The castle at Vadstena, Sweden.

Time out for minigolf in the shadow of the castle walls... hey, we're on vacation!

Later we made it to Mariefred where Gripsholmsslott is, a really gorgeous old castle that is fantastic inside and out. It’s on a lake that is connected to Stockholm, a few hours downstream and was an important defensive structure in the 1500s.

Gripsholmsslott, a gorgeous old Swedish castle in Mariefred.

Incredible woodwork in most of the castles we visited...

This runestone from the 1100s commemorates a battle in which a son was killed.

At the drawbridge at Gripsholmslott.

In Uppsala we were in the middle of the city, home to one of the oldest and most prestigious universities in Sweden. The Anatomical Theater in the museum dates from 1662 when it was a state of the art facility for dissecting cadavers and studying anatomy. The museum is now occupying the same building that was once the heart of the old university, and in the museum are fantastic exhibits detailing the history of science and technology, much of which was rooted in that very location. The famous species system creator, Linneaus, was there, along with astronomers, botanists, and many others. Early telescopes and camera obscura, even scissors dug up from a Viking grave, show how long into the past stretch a lot of things we think of as modern. Linneaus also created a botanical garden in the 1600s which is maintained in his original design to this day.
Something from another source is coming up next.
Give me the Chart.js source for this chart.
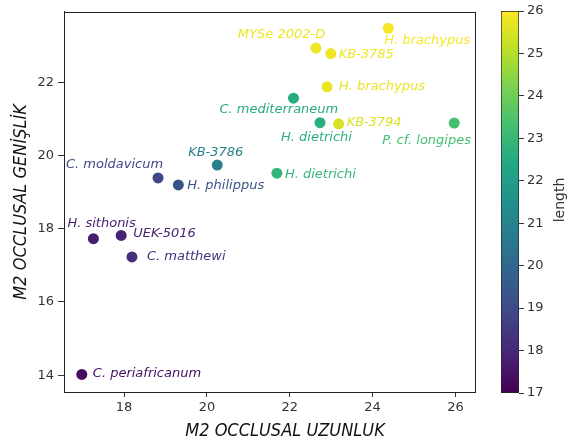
<!DOCTYPE html>
<html>
<head>
<meta charset="utf-8">
<script src="https://cdn.jsdelivr.net/npm/chart.js@4/dist/chart.umd.min.js"></script>
<style>
html,body{margin:0;padding:0;background:#fff;width:571px;height:443px;overflow:hidden;}
#main{position:absolute;left:0;top:0;}
#cbar{position:absolute;left:480px;top:0;}
</style>
</head>
<body>
<canvas id="main" width="480" height="443"></canvas>
<canvas id="cbar" width="91" height="443"></canvas>
<script>
// ---- data ----
const names = ["H. brachypus","MYSe 2002-D","KB-3785","H. brachypus","C. mediterraneum","H. dietrichi","KB-3794","P. cf. longipes","KB-3786","C. moldavicum","H. philippus","H. dietrichi","H. sithonis","UEK-5016","C. matthewi","C. periafricanum"];
const occlusalLength = [24.38,22.63,22.99,22.90,22.09,22.73,23.18,25.97,20.25,18.82,19.31,21.69,17.26,17.93,18.19,16.98];
const occlusalWidth  = [23.48,22.94,22.79,21.88,21.57,20.90,20.87,20.89,19.74,19.39,19.20,19.52,17.73,17.82,17.23,14.02];
const lengthColor    = [25.9,25.8,25.8,25.7,22.5,22.6,25.5,23.3,20.9,18.9,19.3,22.9,17.7,17.9,18.2,17.3];
const xTicks = [18,20,22,24,26];
const yTicks = [14,16,18,20,22];
const cbarTicks = [17,18,19,20,21,22,23,24,25,26];
const xTitle = 'M2 OCCLUSAL UZUNLUK';
const yTitle = 'M2 OCCLUSAL GENİŞLİK';
const cbarTitle = 'length';

// ---- label placement (pixel offsets from the point: left edge, vertical middle) ----
const labelOffsets = [[-4,12],[-78,-13],[8,1],[12,0],[-74,11],[-39,15],[8,-1],[-72,18],[-29,-12],[-92,-13],[9,1],[8,1],[-26,-15],[12,-2],[15,0],[11,-1]];

const cMin = 17, cMax = 26;
const viridisStops = ["#440154","#482475","#414487","#355f8d","#2a788e","#21918c","#22a884","#44bf70","#7ad151","#bddf26","#fde725"];
function hex2rgb(h){return [parseInt(h.slice(1,3),16),parseInt(h.slice(3,5),16),parseInt(h.slice(5,7),16)];}
function viridis(t){
  t=Math.max(0,Math.min(1,t));
  const p=t*(viridisStops.length-1);const i=Math.min(Math.floor(p),viridisStops.length-2);const f=p-i;
  const a=hex2rgb(viridisStops[i]),b=hex2rgb(viridisStops[i+1]);
  return 'rgb('+a.map((v,k)=>Math.round(v+(b[k]-v)*f)).join(',')+')';
}
const pointColors = lengthColor.map(v=>viridis((v-cMin)/(cMax-cMin)));

const labelFont = 'italic 13px "DejaVu Sans"';
const titleFont = {family:'"DejaVu Sans Condensed","DejaVu Sans"', size:18, style:'italic'};
const tickFont = {family:'"DejaVu Sans"', size:13};

const labelPlugin = {
  id:'labels',
  afterDatasetsDraw(chart){
    const ctx=chart.ctx; const meta=chart.getDatasetMeta(0);
    ctx.save(); ctx.font=labelFont; ctx.textBaseline='middle'; ctx.textAlign='left';
    meta.data.forEach((pt,i)=>{
      ctx.fillStyle=pointColors[i];
      ctx.fillText(names[i], pt.x+labelOffsets[i][0], pt.y+labelOffsets[i][1]);
    });
    ctx.restore();
  },
  afterDraw(chart){
    const a=chart.chartArea, ctx=chart.ctx;
    ctx.save(); ctx.strokeStyle='#222'; ctx.lineWidth=1;
    ctx.strokeRect(Math.round(a.left)+0.5, Math.round(a.top)+0.5, Math.round(a.right-a.left), Math.round(a.bottom-a.top));
    ctx.font='italic 18px "DejaVu Sans Condensed","DejaVu Sans"';
    ctx.fillStyle='#111'; ctx.textAlign='center'; ctx.textBaseline='middle';
    ctx.fillText(xTitle, 285, 431);
    ctx.restore();
  }
};

new Chart(document.getElementById('main'),{
  type:'scatter',
  data:{datasets:[{
    data: occlusalLength.map((x,i)=>({x:x,y:occlusalWidth[i]})),
    pointBackgroundColor: pointColors,
    pointBorderWidth:0,
    pointRadius:5.5
  }]},
  options:{
    responsive:false, devicePixelRatio:1, animation:false,
    layout:{padding:{top:11,right:5,left:0,bottom:0}},
    plugins:{legend:{display:false},tooltip:{enabled:false}},
    scales:{
      x:{type:'linear',min:16.55,max:26.46,
        afterBuildTicks:s=>{s.ticks=xTicks.map(v=>({value:v}));},
        afterFit:s=>{s.height=51;},
        ticks:{font:tickFont,color:'#333',padding:3},
        grid:{drawOnChartArea:false,tickLength:5,color:'#333'},
        border:{color:'#222'}
      },
      y:{type:'linear',min:13.54,max:23.93,
        afterBuildTicks:s=>{s.ticks=yTicks.map(v=>({value:v}));},
        afterFit:s=>{s.width=64;},
        ticks:{font:tickFont,color:'#333',padding:4},
        grid:{drawOnChartArea:false,tickLength:6,color:'#333'},
        border:{color:'#222'},
        title:{display:true,text:yTitle,font:titleFont,color:'#111',padding:{top:11,bottom:0}}
      }
    }
  },
  plugins:[labelPlugin]
});

const cbarTitlePlugin = {
  id:'cbarTitle',
  afterDraw(chart){
    const ctx=chart.ctx;
    ctx.save(); ctx.translate(80,200); ctx.rotate(-Math.PI/2);
    ctx.font='14px "DejaVu Sans"'; ctx.fillStyle='#333'; ctx.textAlign='center'; ctx.textBaseline='middle';
    ctx.fillText(cbarTitle,0,0); ctx.restore();
  }
};

new Chart(document.getElementById('cbar'),{
  type:'bar',
  data:{labels:[''],datasets:[{
    data:[[cMin,cMax]],
    backgroundColor:(c)=>{
      const ca=c.chart.chartArea; if(!ca) return '#888';
      const g=c.chart.ctx.createLinearGradient(0,ca.bottom,0,ca.top);
      viridisStops.forEach((s,i)=>g.addColorStop(i/(viridisStops.length-1),s));
      return g;
    },
    borderColor:'#222',borderWidth:1,borderSkipped:false,
    barPercentage:1,categoryPercentage:1
  }]},
  options:{
    responsive:false, devicePixelRatio:1, animation:false,
    layout:{padding:{top:11,right:20,left:21,bottom:50}},
    plugins:{legend:{display:false},tooltip:{enabled:false}},
    scales:{
      x:{display:false},
      y:{position:'right',min:cMin,max:cMax,
        afterBuildTicks:s=>{s.ticks=cbarTicks.map(v=>({value:v}));},
        afterFit:s=>{s.width=32;},
        ticks:{font:tickFont,color:'#333',padding:3},
        grid:{drawOnChartArea:false,tickLength:5,color:'#333'},
        border:{display:false}
      }
    }
  },
  plugins:[cbarTitlePlugin]
});
</script>
</body>
</html>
On the outskirts of the city are the huge burial mounds that comprise “Old Uppsala” which some claim as the source of Scandinavian culture, where we had a nice walk under gray windy skies.

Uppsala museum, under the cupola is the 1662 anatomical theater.

Natural light was essential for the dissection lab in the 1600s.

The dissecting table at the bottom of the very steep theater.

Adriana providing some perspective.

The museum is chock-full of old technologies, 19th century collection boxes, scientific instruments from centuries past, and even a new exhibit about to open of old computers... here's the first one I ever saw, when I was in 10th grade.

Burial mounds at Old Uppsala.

Another view

Finally we made it to Stockholm where we stayed in a converted jail on a small island called Langenholm. It is a very modern place, typically Swedish in its tidiness and economy of design, all planted into the original cells and floors of the old jail that functioned until the 1970s. Imagine staying in Alcatraz for example! During our three days in Stockholm we made it to many museums, toured around on bicycle a bunch, including a lovely late-night ride around the island of Södermalm during which we accidentally came to a high point with an amazing view of the sunset skies over the whole city at around 11:30 pm.

Cell, sweet Cell!

Langenholm, the converted prison hotel.

The prison hotel and its nearby beach from the water.

Stockholm from a Sodermalm hillside cafe.

In the same neighborhood, people are protesting transit excavations in the hills beneath them by hanging red cloths from their windows.

Preparing for coronation?

The famous Stockholm City Hall where the Nobel banquet is held each year. The building was built in the 1920s and deliberately designed to seem much older.

City Hall across the water near midnight.

City Hall across the water... pirate ship in foreground (Sweden is home to Pirate Bay and the Pirate Party).

Stockholm's "Gamle Stan" or old town, from the City Hall tower.

The last stop in Sweden was Kalmar, another fantastic castle, restored in the 20th century after falling into disrepair by the late 19th century. Then we whizzed back to Copenhagen for a lovely dinner with my old college flame Debbie and her partner Anne, together now in Copenhagen for 15 years… what a lovely journey! Perhaps a bit of dithering is a good idea sometimes. It was certainly a departure from my many recent trips where I am making appearances and giving public talks. Which is what is happening twice in Madrid, where I am now… will write about that later.

Kalmar Castle.

Kalmar with cannonballs embedded in its walls from centuries ago.

close-up on cannonballs in walls.

The cannon are actually recovered from varoius sunken ships, dating to the 1600s.